Most white tail hunters know, and there’s no shame if you don’t, that in January bucks can start shedding their antlers from the previous year. They then start growing a new, and hopefully larger set. From spikes to booners, if they’ve survived the hunting season, their antlers will drop somewhere in the woods and field of their home range for any man or beast to collect.
So, where do you start? Start by hunting where you hunt. Wherever deer live is usually where they’ll stay and where the bucks will shed their antlers. Check along deer trails, near feeding areas and water.
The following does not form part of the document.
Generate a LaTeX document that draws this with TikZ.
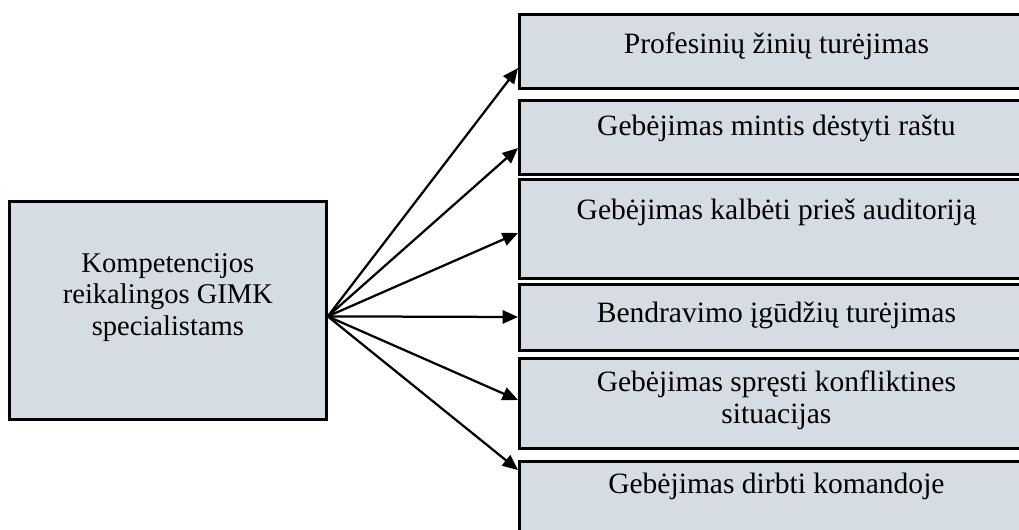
\documentclass[tikz,border=0pt]{standalone}
\usepackage{fontspec}
\setmainfont{Liberation Serif}
\usetikzlibrary{calc,arrows.meta}

\definecolor{boxfill}{RGB}{214,220,228}

\begin{document}
\begin{tikzpicture}
[x=0.025cm,y=-0.025cm,
	box/.style={draw,fill=boxfill,line width=1.9pt,anchor=north west,inner sep=0pt},
	txt/.style={font=\fontsize{21}{22.4}\selectfont,align=center,anchor=base,inner sep=0pt},
	arr/.style={line width=1.6pt,-{Triangle[length=11pt,width=9.5pt]}}]
\useasboundingbox (0,0) rectangle (1019,529);

\node[box,minimum width=7.925cm,minimum height=5.45cm] (komp) at (8,200) {};
\node[txt,font=\fontsize{20.3}{22.4}\selectfont] (kt) at ($(komp.north)+(0,135)$)
{Kompetencijos\\reikalingos GIMK\\specialistams};

\node[box,minimum width=12.85cm,minimum height=1.85cm] (s1) at (518,13) {};
\node[box,minimum width=12.85cm,minimum height=1.85cm] (s2) at (518,99) {};
\node[box,minimum width=12.85cm,minimum height=2.475cm] (s3) at (518,178) {};
\node[box,minimum width=12.85cm,minimum height=1.65cm] (s4) at (518,283) {};
\node[box,minimum width=12.85cm,minimum height=2.25cm] (s5) at (518,357) {};
\node[box,minimum width=12.85cm,minimum height=2.25cm] (s6) at (518,460) {};

\node[txt] (t1) at ($(s1.north)+(0,40)$) {Profesinių žinių turėjimas};
\node[txt] (t2) at ($(s2.north)+(0,36)$) {Gebėjimas mintis dėstyti raštu};
\node[txt] (t3) at ($(s3.north)+(0,41)$) {Gebėjimas kalbėti prieš auditoriją};
\node[txt] (t4) at ($(s4.north)+(0,39)$) {Bendravimo įgūdžių turėjimas};
\node[txt] (t5) at ($(s5.north)+(0,66)$) {Gebėjimas spręsti konfliktines\\situacijas};
\node[txt] (t6) at ($(s6.north)+(0,33)$) {Gebėjimas dirbti komandoje};

\coordinate (hub) at ($(komp.east)+(0,6)$);
\coordinate (e1) at ($(s1.north west)+(0,55)$);
\coordinate (e2) at ($(s2.north west)+(0,49)$);
\coordinate (e3) at ($(s3.north west)+(0,55)$);
\coordinate (e4) at ($(s4.north west)+(0,34)$);
\coordinate (e5) at ($(s5.north west)+(0,43)$);
\coordinate (e6) at ($(s6.north west)+(0,10)$);

\path
\foreach \endNode in {e1,e2,e3,e4,e5,e6}
{
	(hub) edge[arr] (\endNode)
};
\end{tikzpicture}
\end{document}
Deer also tend to bed down on south facing hill sides during the day so if you know of one of those, take a stroll through there.
Every hunter wants to be successful, and consistently successful hunters crave information about deer activity. Shed hunting is the perfect way to start scouting for the following fall. The vegetation is void of leaves letting you see more of the landscape and inform you as to where deer are and what they’re doing. An added bonus is you get to keep hunting the deer after the season has closed. Shed antlers make a great addition to decorate your space and can start a conversation with almost anyone.
Competition for the coveted souvenir has increased over the past few years but the barrier to entry is still low with plenty of local opportunity. The only gear you need is what you would wear for any walk in the woods on a colder day and most of it you probably already have. A good pair of boots is the best place to start. You’ll want something that laces up instead of a rubber style boot to avoid getting blisters or injuring an ankle. Insulation is up to you whether the boot is built with insulation or you decide how much you want with a warmer pair of socks or two. The Kenetrek Mountain Extreme 400 boot is a good option as it has warmth built in but breathes with increased activity.
Base layers and tough outerwear are the next items you want to have. Some of these antlers can fall in thick nasty brush so be sure you’re in a good pair of brush pants and tough jacket or at least wear clothes you don’t mind getting ripped up. The Browning Pheasants Forever pants and jacket are a great place to start.
As you start to get a pile of these trophies on your hike be sure to bring your favorite hunting pack to hold them until you’re ready to head home. The Canopy Tri-Zip 1200 pack from Elevation is a perfect option for holding your sheds and everything else you need when the next season rolls around from turkey to trout and ducks to deer.